Ein Plädoyer zum Schluss: Gerade die blinden und geschrumpften End-Stage-Augen (Abb. 3), bei denen es vermeintlich bereits „egal“ ist, stellen eine oft ­unerkannte Schmerzquelle dar, weil die chronischrezidivierende Entzündung ja weiterläuft. Wenn Geld eine Rolle spielt oder kein Augenspezialist zur Verfügung steht, kann diesen Pferden und ihren Besitzer*innen schon sehr geholfen werden, indem solch ein Auge enukleiert wird. Dann hat der Spuk ein Ende – sofern das andere Auge nicht auch betroffen ist …
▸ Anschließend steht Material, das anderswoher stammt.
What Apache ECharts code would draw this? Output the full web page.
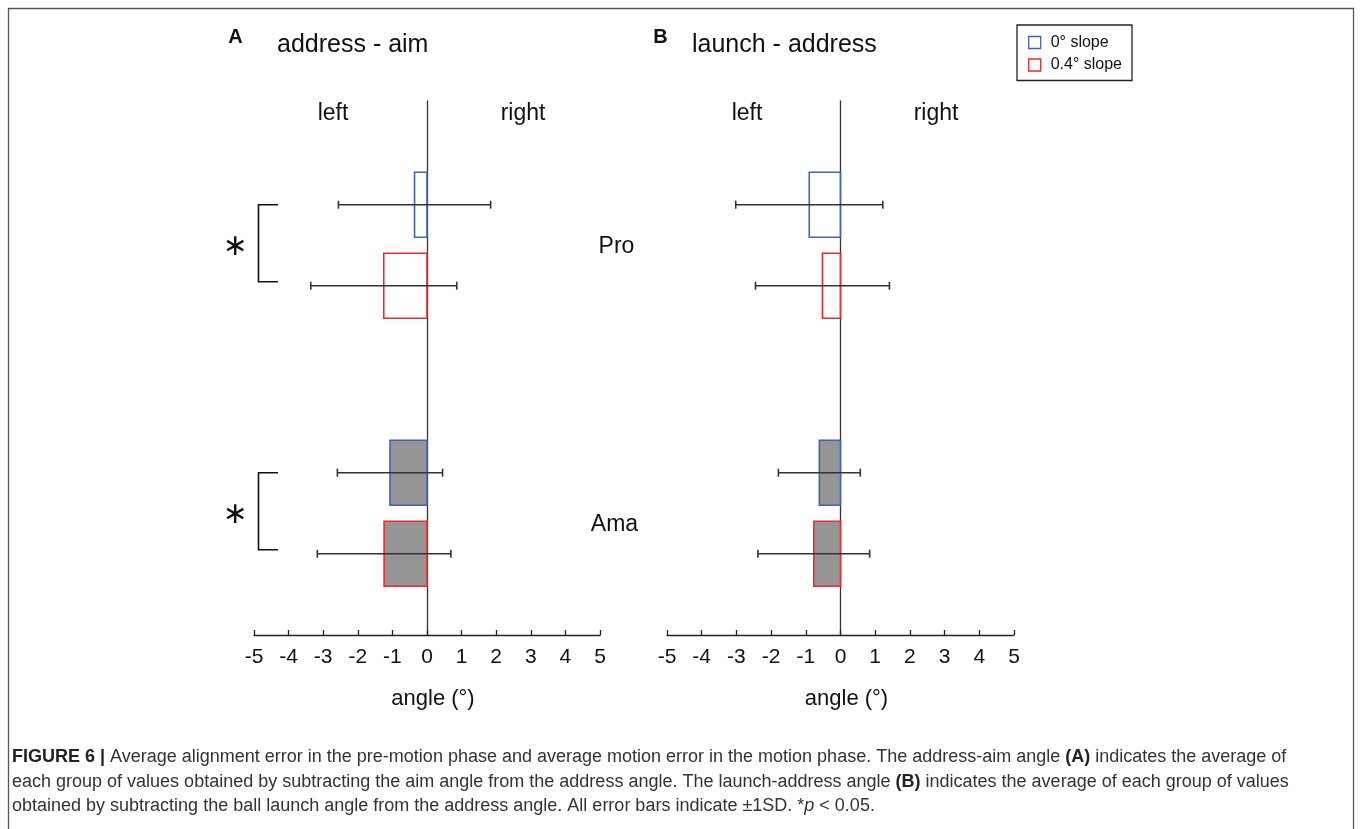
<!DOCTYPE html>
<html>
<head>
<meta charset="utf-8">
<script src="https://cdn.jsdelivr.net/npm/echarts@6/dist/echarts.min.js"></script>
<style>
html,body{margin:0;padding:0;background:#fff;}
#chart{width:1360px;height:829px;}
</style>
</head>
<body>
<div id="chart"></div>
<script>
// ---------------- data ----------------
const groups = ['Pro', 'Ama'];
const slopeNames = ['0° slope', '0.4° slope'];
const panelTitles = ['address - aim', 'launch - address'];
const panelLetters = ['A', 'B'];
const sideLabels = ['left', 'right'];
const xAxisName = 'angle (°)';
// address - aim (panel A): mean and SD per group
const aimMean0  = [-0.36, -1.07];
const aimSD0    = [2.20, 1.52];
const aimMean04 = [-1.25, -1.24];
const aimSD04   = [2.11, 1.93];
// launch - address (panel B)
const launchMean0  = [-0.90, -0.61];
const launchSD0    = [2.12, 1.18];
const launchMean04 = [-0.52, -0.77];
const launchSD04   = [1.93, 1.61];
// significance marks (panel A only)
const sigA = ['*', '*'];
const X_MIN = -5, X_MAX = 5, X_STEP = 1;

// ---------------- style ----------------
const FONT = "'Liberation Sans', Arial, Helvetica, sans-serif";
const BLUE = '#3f66b3';
const RED = '#ee2a2a';
const GRAY = '#959595';
const AXIS = '#222';
const EB = '#333';
const BAR_H = 65;        // px
const PAIR_OFF = 40.5;   // px from group centre
const groupFill = ['rgba(0,0,0,0)', GRAY];
const PX_PER_GROUP = 268;
const GRID_TOP = 101, GRID_H = 534;
const Y_MIN = -(245.2 - GRID_TOP) / PX_PER_GROUP;
const Y_MAX = Y_MIN + GRID_H / PX_PER_GROUP;

const chart = echarts.init(document.getElementById('chart'));

function barSeries(name, idx, means, sds, color, off) {
  return {
    type: 'custom', name: name, xAxisIndex: idx, yAxisIndex: idx, clip: false, z: 3,
    data: means.map((m, i) => [m, i, sds[i]]),
    encode: { x: 0, y: 1 },
    renderItem: function (params, api) {
      const m = api.value(0), gi = api.value(1), sd = api.value(2);
      const z0 = api.coord([0, gi]);
      const e = api.coord([m, gi]);
      const yc = z0[1] + off;
      const lo = api.coord([m - sd, gi])[0];
      const hi = api.coord([m + sd, gi])[0];
      const ls = { stroke: EB, lineWidth: 1.6 };
      return {
        type: 'group',
        children: [
          { type: 'rect', shape: { x: Math.min(z0[0], e[0]), y: yc - BAR_H / 2, width: Math.abs(e[0] - z0[0]), height: BAR_H },
            style: { fill: groupFill[gi], stroke: color, lineWidth: 1.6 } },
          { type: 'line', shape: { x1: lo, y1: yc, x2: hi, y2: yc }, style: ls },
          { type: 'line', shape: { x1: lo, y1: yc - 4, x2: lo, y2: yc + 4 }, style: ls },
          { type: 'line', shape: { x1: hi, y1: yc - 4, x2: hi, y2: yc + 4 }, style: ls }
        ]
      };
    }
  };
}

const sigSeries = {
  type: 'custom', name: 'sig', xAxisIndex: 0, yAxisIndex: 0, clip: false, z: 3,
  data: sigA.map((s, i) => [X_MIN, i]),
  encode: { x: 0, y: 1 },
  renderItem: function (params, api) {
    const gi = api.value(1);
    const c = api.coord([X_MIN, gi]);
    const x1 = c[0] + 4.5, x2 = c[0] + 24;
    const top = c[1] - PAIR_OFF, bot = c[1] + PAIR_OFF - 4;
    return {
      type: 'group',
      children: [
        { type: 'polyline', shape: { points: [[x2, top], [x1, top], [x1, bot], [x2, bot]] },
          style: { stroke: '#111', lineWidth: 1.6, fill: null } },
        { type: 'text', x: c[0] - 19, y: c[1] + 2,
          style: { text: '∗', font: "30px 'DejaVu Sans', sans-serif", fill: '#111', textAlign: 'center', textVerticalAlign: 'middle' } }
      ]
    };
  }
};

function xAxisCfg(idx) {
  return {
    type: 'value', gridIndex: idx, min: X_MIN, max: X_MAX, interval: X_STEP,
    position: 'bottom',
    axisLine: { show: true, onZero: false, lineStyle: { color: AXIS, width: 1.3 } },
    axisTick: { show: true, inside: true, length: 5, lineStyle: { color: AXIS, width: 1.3 } },
    splitLine: { show: false },
    axisLabel: { fontSize: 21, color: '#111', margin: 12, fontFamily: FONT },
    name: xAxisName, nameLocation: 'middle', nameGap: 53,
    nameTextStyle: { fontSize: 22, color: '#111', fontFamily: FONT, padding: [0, 0, 0, 12] }
  };
}
function yAxisCfg(idx) {
  return {
    type: 'value', gridIndex: idx, min: Y_MIN, max: Y_MAX, inverse: true,
    axisLine: { show: true, onZero: true, lineStyle: { color: '#333', width: 1.3 } },
    axisTick: { show: false }, axisLabel: { show: false }, splitLine: { show: false }
  };
}

const txt = (x, y, text, font, extra) => ({
  type: 'text', x: x, y: y,
  style: Object.assign({ text: text, font: font, fill: '#111', textAlign: 'center', textVerticalAlign: 'middle' }, extra || {})
});

const CAP_SIZE = 18;
const captionRich = {
  b: { fontWeight: 'bold', fontSize: CAP_SIZE, fontFamily: FONT, fill: '#222' },
  i: { fontStyle: 'italic', fontSize: CAP_SIZE, fontFamily: FONT, fill: '#333' }
};
const capStyle = (text) => ({ text: text, font: CAP_SIZE + 'px ' + FONT, fill: '#333', textAlign: 'left', textVerticalAlign: 'middle', rich: captionRich });

const option = {
  animation: false,
  backgroundColor: '#fff',
  grid: [
    { left: 254, top: GRID_TOP, width: 346, height: GRID_H },
    { left: 667, top: GRID_TOP, width: 347, height: GRID_H }
  ],
  xAxis: [xAxisCfg(0), xAxisCfg(1)],
  yAxis: [yAxisCfg(0), yAxisCfg(1)],
  legend: {
    data: [
      { name: slopeNames[0], itemStyle: { color: 'rgba(0,0,0,0)', borderColor: BLUE, borderWidth: 1.3 } },
      { name: slopeNames[1], itemStyle: { color: 'rgba(0,0,0,0)', borderColor: RED, borderWidth: 1.3 } }
    ],
    icon: 'rect', orient: 'vertical', left: 1017, top: 25,
    itemWidth: 12, itemHeight: 12, itemGap: 6.5,
    padding: [9.5, 10, 7.5, 11],
    borderColor: '#222', borderWidth: 1.3,
    textStyle: { fontSize: 16, color: '#111', fontFamily: FONT, padding: [0, 0, 0, 5] },
    selectedMode: false
  },
  series: [
    barSeries(slopeNames[0], 0, aimMean0, aimSD0, BLUE, -PAIR_OFF),
    barSeries(slopeNames[1], 0, aimMean04, aimSD04, RED, PAIR_OFF),
    barSeries(slopeNames[0], 1, launchMean0, launchSD0, BLUE, -PAIR_OFF),
    barSeries(slopeNames[1], 1, launchMean04, launchSD04, RED, PAIR_OFF),
    sigSeries
  ],
  graphic: [
    { type: 'rect', shape: { x: 8.5, y: 8.5, width: 1345, height: 840 }, style: { fill: null, stroke: '#555', lineWidth: 1.3 } },
    txt(235.5, 37, panelLetters[0], 'bold 20px ' + FONT),
    txt(277, 45, panelTitles[0], '25px ' + FONT, { textAlign: 'left' }),
    txt(660.5, 37, panelLetters[1], 'bold 20px ' + FONT),
    txt(692, 45, panelTitles[1], '25px ' + FONT, { textAlign: 'left' }),
    txt(333, 114, sideLabels[0], '23px ' + FONT),
    txt(523, 114, sideLabels[1], '23px ' + FONT),
    txt(747, 114, sideLabels[0], '23px ' + FONT),
    txt(936, 114, sideLabels[1], '23px ' + FONT),
    txt(616.5, 247, groups[0], '23px ' + FONT),
    txt(614.5, 525, groups[1], '23px ' + FONT),
    { type: 'text', x: 12, y: 757, style: capStyle('{b|FIGURE 6 |} Average alignment error in the pre-motion phase and average motion error in the motion phase. The address-aim angle {b|(A)} indicates the average of') },
    { type: 'text', x: 12, y: 782, style: capStyle('each group of values obtained by subtracting the aim angle from the address angle. The launch-address angle {b|(B)} indicates the average of each group of values') },
    { type: 'text', x: 12, y: 806, style: capStyle('obtained by subtracting the ball launch angle from the address angle. All error bars indicate ±1SD. *{i|p} < 0.05.') }
  ]
};
chart.setOption(option);
</script>
</body>
</html>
* Auf der Website des Arbeitskreises Veterinärophthalmologie Österreich (AKVO) sind die Mitglieder inklusive aller in Österreich praktizierenden Diplomates des European College of Veterinary Ophthalmology (ECVO) nach Bundesländern aufgelistet. Zusätzlich gibt es weitere ophthalmologisch erfahrene Kolleg*innen, die auf Empfehlung oder im Internet gefunden werden können.